Par certains petits matins sibériens, nous aurions pu casser des pierres avec nos baskets gelées. Arrivés au "Pasquier", il nous fallait cependant les chausser et enfiler nos survêtements qui venaient de passer plusieurs jours au congélateur. Les baraquements en bois dans lesquels nous nous préparions n'étaient pas chauffés non plus et nous protégeaient seulement des morsures de la bise et des regards des filles. Après cette séance de supplices, le cross pouvait commencer. Ces cross étaient horribles. Nous avions les muscles raidis, le souffle coupé avec cet air palpable qui nous glaçait les poumons. Et pourtant, que la nature est belle ! Nos pas mécaniques nous faisaient traverser de vastes étendues immaculées et silencieuses où tout était immobile, puisqu'il fallait être fou ou jésuite pour mettre le nez dehors. Un fois, cependant, nous fîmes une rencontre insolite. Un cheval. Seul au milieu de son enclos. Oublié. Ou peut-être mis là en quarantaine. Mis au frigidaire pour calmer ses chaleurs. Nous étions peu rassurés en passant devant cet étalon qui nous suivait d'un regard menaçant, et dont le sexe "pipe-linesque" hanta nos mémoires durant plusieurs jours.
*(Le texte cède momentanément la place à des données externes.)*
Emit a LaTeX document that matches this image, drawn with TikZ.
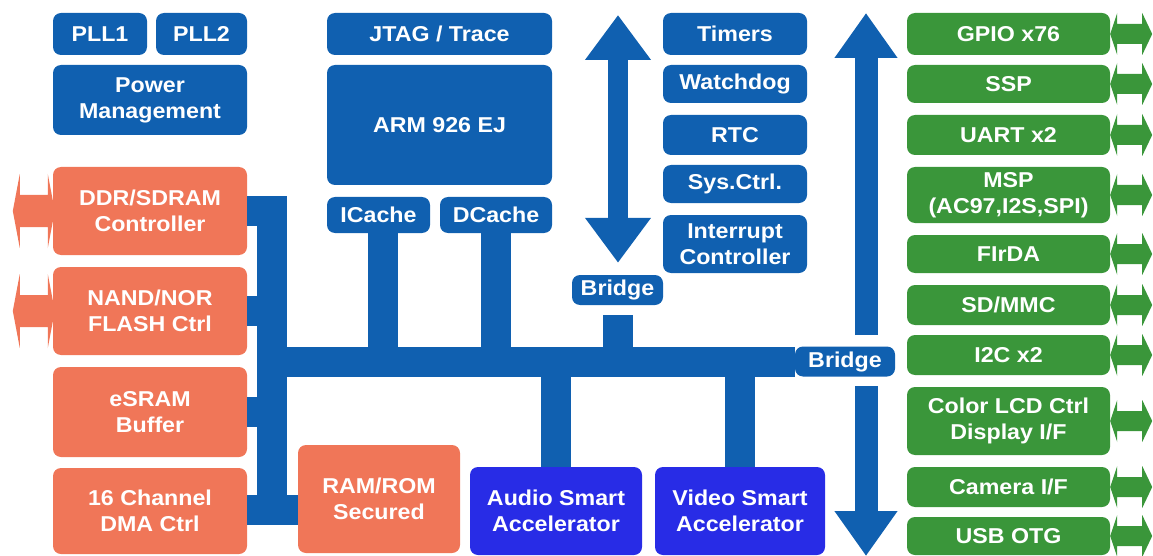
\documentclass[tikz,border=0pt]{standalone}
\usepackage{fontspec}
\setmainfont{Liberation Sans}[FakeStretch=1.08]
\usetikzlibrary{arrows.meta,calc}
\definecolor{cblue}{RGB}{16,96,176}
\definecolor{coral}{RGB}{240,118,88}
\definecolor{cgreen}{RGB}{58,150,58}
\definecolor{violet}{RGB}{40,44,230}
\begin{document}
\begin{tikzpicture}[x=1pt,y=-1pt,
  blk/.style={rounded corners=8pt, inner sep=0pt, align=center, text=white,
    font=\fontsize{21.5}{26}\selectfont\bfseries},
  bluebox/.style={blk, fill=cblue},
  orbox/.style={blk, fill=coral},
  grbox/.style={blk, fill=cgreen, minimum width=203pt},
  vibox/.style={blk, fill=violet},
  bus/.style={draw=cblue, line width=30pt, line join=miter, line cap=butt},
  fatarrow/.style={draw=cblue, line width=#1},
]
\useasboundingbox (0,0) rectangle (1153,556);

% ---------- blue blocks ----------
\node[bluebox, minimum width=94pt, minimum height=42pt] (pll1) at (100,34) {PLL1};
\node[bluebox, minimum width=91pt, minimum height=42pt] (pll2) at (201.5,34) {PLL2};
\node[bluebox, minimum width=194pt, minimum height=70pt] (pwr) at (150,100) {Power\\Management};
\node[bluebox, minimum width=225pt, minimum height=42pt] (jtag) at (439.5,34) {JTAG / Trace};
\node[bluebox, minimum width=225pt, minimum height=120pt] (arm) at (439.5,125) {ARM 926 EJ};
\node[bluebox, minimum width=103pt, minimum height=36pt] (icache) at (378.5,215) {ICache};
\node[bluebox, minimum width=112pt, minimum height=36pt] (dcache) at (496,215) {DCache};
\node[bluebox, minimum width=144pt, minimum height=42pt] (timers) at (735,34) {Timers};
\node[bluebox, minimum width=144pt, minimum height=38pt] (wdog) at (735,84) {Watchdog};
\node[bluebox, minimum width=144pt, minimum height=40pt] (rtc) at (735,135) {RTC};
\node[bluebox, minimum width=144pt, minimum height=38pt] (sysc) at (735,184) {Sys.Ctrl.};
\node[bluebox, minimum width=144pt, minimum height=58pt] (intc) at (735,244) {Interrupt\\Controller};
\node[bluebox, minimum width=91pt, minimum height=30pt] (bridge1) at (617.5,290) {Bridge};
\node[bluebox, minimum width=100pt, minimum height=30pt] (bridge2) at (845,361.5) {Bridge};

% ---------- orange blocks ----------
\node[orbox, minimum width=194pt, minimum height=88pt] (ddr) at (150,211) {DDR/SDRAM\\Controller};
\node[orbox, minimum width=194pt, minimum height=88pt] (nand) at (150,311) {NAND/NOR\\FLASH Ctrl};
\node[orbox, minimum width=194pt, minimum height=90pt] (esram) at (150,412) {eSRAM\\Buffer};
\node[orbox, minimum width=194pt, minimum height=86pt] (dma) at (150,511) {16 Channel\\DMA Ctrl};
\node[orbox, minimum width=162pt, minimum height=108pt] (ramrom) at (379,499) {RAM/ROM\\Secured};

% ---------- violet blocks ----------
\node[vibox, minimum width=172pt, minimum height=88pt] (audio) at (556,511) {Audio Smart\\Accelerator};
\node[vibox, minimum width=170pt, minimum height=88pt] (video) at (740,511) {Video Smart\\Accelerator};

% ---------- green blocks ----------
\node[grbox, minimum height=42pt] (gpio) at (1008.5,34) {GPIO x76};
\node[grbox, minimum height=38pt] (ssp) at (1008.5,84) {SSP};
\node[grbox, minimum height=40pt] (uart) at (1008.5,135) {UART x2};
\node[grbox, minimum height=56pt] (msp) at (1008.5,195) {MSP\\(AC97,I2S,SPI)};
\node[grbox, minimum height=38pt] (irda) at (1008.5,254) {FIrDA};
\node[grbox, minimum height=40pt] (sd) at (1008.5,305) {SD/MMC};
\node[grbox, minimum height=40pt] (iic) at (1008.5,355) {I2C x2};
\node[grbox, minimum height=68pt] (lcd) at (1008.5,421) {Color LCD Ctrl\\Display I/F};
\node[grbox, minimum height=40pt] (cam) at (1008.5,487) {Camera I/F};
\node[grbox, minimum height=38pt] (usb) at (1008.5,536) {USB OTG};

% ---------- external arrows ----------
\foreach \n in {gpio,ssp,uart,msp,irda,sd,iic,lcd,cam,usb}{
  \fill[cgreen] (\n.east) -- ++(7,-21) -- ++(0,11) -- ++(25,0) -- ++(0,-11)
    -- ++(10,21) -- ++(-10,21) -- ++(0,-11) -- ++(-25,0) -- ++(0,11) -- cycle;
}
\foreach \n in {ddr,nand}{
  \fill[coral] ($(\n.west)+(-40,0)$) -- ++(7,-37) -- ++(0,21) -- ++(28,0) -- ++(0,-21)
    -- ++(7,37) -- ++(-7,37) -- ++(0,-21) -- ++(-28,0) -- ++(0,21) -- cycle;
}

% ---------- bus ----------
\coordinate (bl) at (272,510);
\coordinate (hb) at (272,361.5);
\draw[bus] (ddr.east) -| (bl) -- (ramrom.west |- bl);
\draw[bus] (dma.east |- bl) -- (bl);
\draw[bus] (nand.east) -- (nand.east -| bl);
\draw[bus] (esram.east) -- (esram.east -| bl);
\draw[bus] (hb) -- (bridge2.west);
\coordinate (ic) at ($(icache.south)+(4.5,0)$);
\draw[bus] (ic) -- (ic |- hb);
\draw[bus] (dcache.south) -- (dcache.south |- hb);
\coordinate (b1s) at ($(bridge1.south)+(0,10)$);
\draw[bus] (b1s) -- (b1s |- hb);
\draw[bus] (audio.north) -- (audio.north |- hb);
\draw[bus] (video.north) -- (video.north |- hb);

% ---------- system bus arrows ----------
\coordinate (atop) at (618,15);
\coordinate (abot) at ($(bridge1.north)+(0.5,-12)$);
\draw[fatarrow=20pt, {Triangle[length=45pt,width=63pt]}-{Triangle[length=45pt,width=63pt]}] (abot) -- (atop);
\coordinate (rtop) at (866,13);
\coordinate (rup) at (866,335);
\coordinate (rdn) at (866,386);
\coordinate (rbot) at (866,556);
\draw[fatarrow=23pt, -{Triangle[length=45pt,width=60pt]}] (rup) -- (rtop);
\draw[fatarrow=23pt, -{Triangle[length=45pt,width=60pt]}] (rdn) -- (rbot);
\end{tikzpicture}
\end{document}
Nous traversions parfois ce paysage sous un ciel d'azur et un magnifique soleil. Le "Pasquier" était bordé de canaux désaffectés et de petits ruisseaux recouverts d'une épaisse couche de glace. J'ai déjà eu l'occasion de vous faire savoir combien nous adorions les glissades. Celles-ci avaient en plus un délicieux goût de fruit défendu, mais nous ne pouvions nous éterniser.
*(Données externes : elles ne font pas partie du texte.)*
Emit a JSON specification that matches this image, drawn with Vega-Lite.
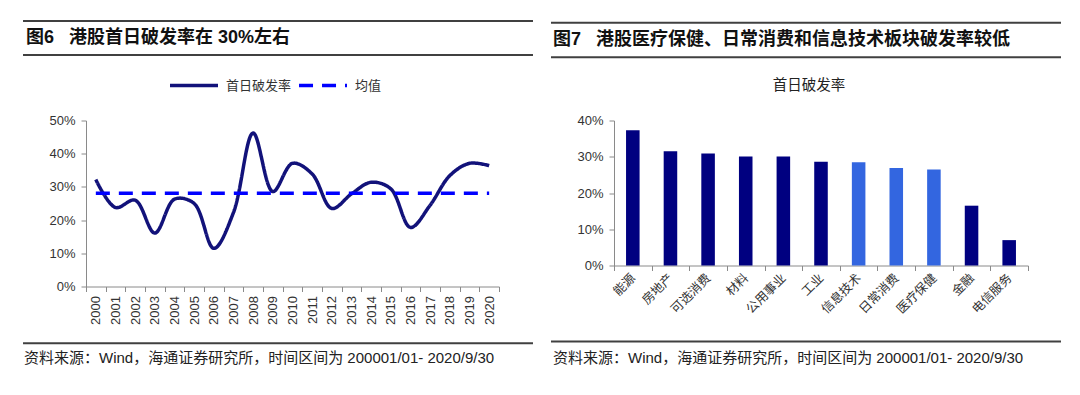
{
  "$schema": "https://vega.github.io/schema/vega-lite/v6.json",
  "padding": {"left": 22, "top": 19.5, "right": 0, "bottom": 0},
  "background": "white",
  "spacing": 15,
  "resolve": {"scale": {"color": "independent", "strokeDash": "independent", "y": "independent"}, "legend": {"color": "independent", "strokeDash": "independent"}},
  "config": {
    "view": {"stroke": null},
    "font": "Liberation Sans",
    "axis": {"grid": false, "title": null, "domainColor": "#8a8a8a", "tickColor": "#8a8a8a", "labelColor": "#333333"}
  },
  "datasets": {
    "rates": [
      {"年份": "2000", "首日破发率": 0.322, "均值": 0.281},
      {"年份": "2001", "首日破发率": 0.238, "均值": 0.281},
      {"年份": "2002", "首日破发率": 0.260, "均值": 0.281},
      {"年份": "2003", "首日破发率": 0.161, "均值": 0.281},
      {"年份": "2004", "首日破发率": 0.263, "均值": 0.281},
      {"年份": "2005", "首日破发率": 0.250, "均值": 0.281},
      {"年份": "2006", "首日破发率": 0.115, "均值": 0.281},
      {"年份": "2007", "首日破发率": 0.223, "均值": 0.281},
      {"年份": "2008", "首日破发率": 0.462, "均值": 0.281},
      {"年份": "2009", "首日破发率": 0.286, "均值": 0.281},
      {"年份": "2010", "首日破发率": 0.371, "均值": 0.281},
      {"年份": "2011", "首日破发率": 0.339, "均值": 0.281},
      {"年份": "2012", "首日破发率": 0.235, "均值": 0.281},
      {"年份": "2013", "首日破发率": 0.279, "均值": 0.281},
      {"年份": "2014", "首日破发率": 0.314, "均值": 0.281},
      {"年份": "2015", "首日破发率": 0.294, "均值": 0.281},
      {"年份": "2016", "首日破发率": 0.178, "均值": 0.281},
      {"年份": "2017", "首日破发率": 0.245, "均值": 0.281},
      {"年份": "2018", "首日破发率": 0.334, "均值": 0.281},
      {"年份": "2019", "首日破发率": 0.371, "均值": 0.281},
      {"年份": "2020", "首日破发率": 0.364, "均值": 0.281}
    ],
    "sectors": [
      {"行业": "能源", "破发率": 0.373, "板块": "其他"},
      {"行业": "房地产", "破发率": 0.315, "板块": "其他"},
      {"行业": "可选消费", "破发率": 0.309, "板块": "其他"},
      {"行业": "材料", "破发率": 0.301, "板块": "其他"},
      {"行业": "公用事业", "破发率": 0.301, "板块": "其他"},
      {"行业": "工业", "破发率": 0.286, "板块": "其他"},
      {"行业": "信息技术", "破发率": 0.285, "板块": "较低"},
      {"行业": "日常消费", "破发率": 0.269, "板块": "较低"},
      {"行业": "医疗保健", "破发率": 0.265, "板块": "较低"},
      {"行业": "金融", "破发率": 0.165, "板块": "其他"},
      {"行业": "电信服务", "破发率": 0.070, "板块": "其他"}
    ]
  },
  "hconcat": [
    {
      "width": 413,
      "height": 166,
      "resolve": {"scale": {"x": "independent"}, "axis": {"y": "independent"}},
      "layer": [
        {
          "data": {"name": "rates"},
          "transform": [{"fold": ["首日破发率", "均值"], "as": ["系列", "值"]}],
          "mark": {"type": "line", "interpolate": "catmull-rom", "strokeWidth": 3.5},
          "encoding": {
            "x": {"field": "年份", "type": "nominal", "bandPosition": 0.5,
              "scale": {"type": "band", "paddingInner": 0, "paddingOuter": 0},
              "axis": {"labelAngle": -90, "labelFontSize": 13, "tickSize": 5, "labelPadding": 4, "tickBand": "extent"}},
            "y": {"field": "值", "type": "quantitative",
              "scale": {"domain": [0, 0.5], "nice": false},
              "axis": {"orient": "left", "values": [0, 0.1, 0.2, 0.3, 0.4, 0.5], "labelOverlap": false, "format": ".0%", "labelFontSize": 13, "tickSize": 5, "labelPadding": 6}},
            "color": {"field": "系列", "type": "nominal",
              "scale": {"domain": ["首日破发率", "均值"], "range": ["#12127a", "#0000ff"]},
              "legend": {"orient": "none", "legendX": 82, "legendY": -61, "direction": "horizontal", "title": null,
                "symbolType": "stroke", "symbolSize": 2300, "symbolStrokeWidth": 3.5,
                "labelFont": "Noto Sans CJK SC", "labelFontSize": 13, "labelColor": "#333333", "labelOffset": 6, "columnPadding": 0}},
            "strokeDash": {"field": "系列", "type": "nominal",
              "scale": {"domain": ["首日破发率", "均值"], "range": [[1, 0], [14, 9]]}}
          }
        },
        {
          "data": {"values": [{}]},
          "mark": {"type": "rule", "stroke": "#404040", "strokeWidth": 2},
          "encoding": {
            "x": {"datum": -0.1525, "type": "quantitative", "scale": {"domain": [0, 1], "nice": false, "zero": false}, "axis": null},
            "x2": {"datum": 1.0823},
            "y": {"datum": 0.7997, "type": "quantitative", "axis": null}
          }
        },
        {
          "data": {"values": [{}]},
          "mark": {"type": "rule", "stroke": "#404040", "strokeWidth": 2},
          "encoding": {
            "x": {"datum": -0.1525, "type": "quantitative", "scale": {"domain": [0, 1], "nice": false, "zero": false}, "axis": null},
            "x2": {"datum": 1.0823},
            "y": {"datum": 0.6973, "type": "quantitative", "axis": null}
          }
        },
        {
          "data": {"values": [{}]},
          "mark": {"type": "rule", "stroke": "#404040", "strokeWidth": 2},
          "encoding": {
            "x": {"datum": -0.1525, "type": "quantitative", "scale": {"domain": [0, 1], "nice": false, "zero": false}, "axis": null},
            "x2": {"datum": 1.0823},
            "y": {"datum": -0.1708, "type": "quantitative", "axis": null}
          }
        },
        {
          "data": {"values": [{}]},
          "mark": {"type": "text", "align": "left", "baseline": "middle", "font": "Liberation Sans, Noto Sans CJK SC", "fontWeight": "bold", "fontSize": 18, "color": "#111111", "text": "图6\u00a0\u00a0\u00a0港股首日破发率在 30%左右"},
          "encoding": {
            "x": {"datum": -0.1453, "type": "quantitative", "scale": {"domain": [0, 1], "nice": false, "zero": false}, "axis": null},
            "y": {"datum": 0.7485, "type": "quantitative", "axis": null}
          }
        },
        {
          "data": {"values": [{}]},
          "mark": {"type": "text", "align": "left", "baseline": "middle", "font": "Liberation Sans, Noto Sans CJK SC", "fontSize": 15, "color": "#222222", "text": "资料来源：Wind，海通证券研究所，时间区间为 200001/01- 2020/9/30"},
          "encoding": {
            "x": {"datum": -0.1501, "type": "quantitative", "scale": {"domain": [0, 1], "nice": false, "zero": false}, "axis": null},
            "y": {"datum": -0.2154, "type": "quantitative", "axis": null}
          }
        }
      ]
    },
    {
      "width": 414,
      "height": 145,
      "resolve": {"scale": {"x": "independent"}, "axis": {"y": "independent"}},
      "layer": [
        {
          "data": {"name": "sectors"},
          "mark": {"type": "bar", "width": {"band": 0.36}},
          "encoding": {
            "x": {"field": "行业", "type": "nominal", "sort": null,
              "scale": {"type": "band", "paddingInner": 0, "paddingOuter": 0},
              "axis": {"labelAngle": -45, "labelAlign": "right", "labelBaseline": "middle", "labelFont": "Noto Sans CJK SC", "labelFontSize": 12.5, "tickSize": 5, "labelPadding": 5, "tickBand": "extent"}},
            "y": {"field": "破发率", "type": "quantitative",
              "scale": {"domain": [0, 0.4], "nice": false},
              "axis": {"orient": "left", "values": [0, 0.1, 0.2, 0.3, 0.4], "labelOverlap": false, "format": ".0%", "labelFontSize": 13, "tickSize": 5, "labelPadding": 6}},
            "color": {"field": "板块", "type": "nominal",
              "scale": {"domain": ["其他", "较低"], "range": ["#000080", "#3366e0"]},
              "legend": null}
          }
        },
        {
          "data": {"values": [{}]},
          "mark": {"type": "rule", "stroke": "#404040", "strokeWidth": 2},
          "encoding": {
            "x": {"datum": -0.1522, "type": "quantitative", "scale": {"domain": [0, 1], "nice": false, "zero": false}, "axis": null},
            "x2": {"datum": 1.0797},
            "y": {"datum": 0.6695, "type": "quantitative", "axis": null}
          }
        },
        {
          "data": {"values": [{}]},
          "mark": {"type": "rule", "stroke": "#404040", "strokeWidth": 2},
          "encoding": {
            "x": {"datum": -0.1522, "type": "quantitative", "scale": {"domain": [0, 1], "nice": false, "zero": false}, "axis": null},
            "x2": {"datum": 1.0797},
            "y": {"datum": 0.5746, "type": "quantitative", "axis": null}
          }
        },
        {
          "data": {"values": [{}]},
          "mark": {"type": "rule", "stroke": "#404040", "strokeWidth": 2},
          "encoding": {
            "x": {"datum": -0.1522, "type": "quantitative", "scale": {"domain": [0, 1], "nice": false, "zero": false}, "axis": null},
            "x2": {"datum": 1.0797},
            "y": {"datum": -0.2097, "type": "quantitative", "axis": null}
          }
        },
        {
          "data": {"values": [{}]},
          "mark": {"type": "text", "align": "left", "baseline": "middle", "font": "Liberation Sans, Noto Sans CJK SC", "fontWeight": "bold", "fontSize": 18, "color": "#111111", "text": "图7\u00a0\u00a0\u00a0港股医疗保健、日常消费和信息技术板块破发率较低"},
          "encoding": {
            "x": {"datum": -0.1473, "type": "quantitative", "scale": {"domain": [0, 1], "nice": false, "zero": false}, "axis": null},
            "y": {"datum": 0.6221, "type": "quantitative", "axis": null}
          }
        },
        {
          "data": {"values": [{}]},
          "mark": {"type": "text", "align": "center", "baseline": "middle", "font": "Noto Sans CJK SC", "fontSize": 14.5, "color": "#222222", "text": "首日破发率"},
          "encoding": {
            "x": {"datum": 0.471, "type": "quantitative", "scale": {"domain": [0, 1], "nice": false, "zero": false}, "axis": null},
            "y": {"datum": 0.4938, "type": "quantitative", "axis": null}
          }
        },
        {
          "data": {"values": [{}]},
          "mark": {"type": "text", "align": "left", "baseline": "middle", "font": "Liberation Sans, Noto Sans CJK SC", "fontSize": 15, "color": "#222222", "text": "资料来源：Wind，海通证券研究所，时间区间为 200001/01- 2020/9/30"},
          "encoding": {
            "x": {"datum": -0.1473, "type": "quantitative", "scale": {"domain": [0, 1], "nice": false, "zero": false}, "axis": null},
            "y": {"datum": -0.2552, "type": "quantitative", "axis": null}
          }
        }
      ]
    }
  ]
}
A la fin de notre séance de sport durant laquelle nous n'avions presque jamais vu le professeur, nous ôtions nos vêtements de sports. Nos baskets bien mouillées de transpiration retournaient dans nos sacs de sports où elles gelaient de nouveau instantanément.

Et l'on voulait nous supprimer tout cela ? On s'était mis en tête de nous apporter la piste d'entrainement à domicile et de nous supprimer le cheval qui bande, les baskets qui bandent, les journaux de contrebande, plein de filles bandantes, et que sais-je encore ? Nous étions toute une bande à résister.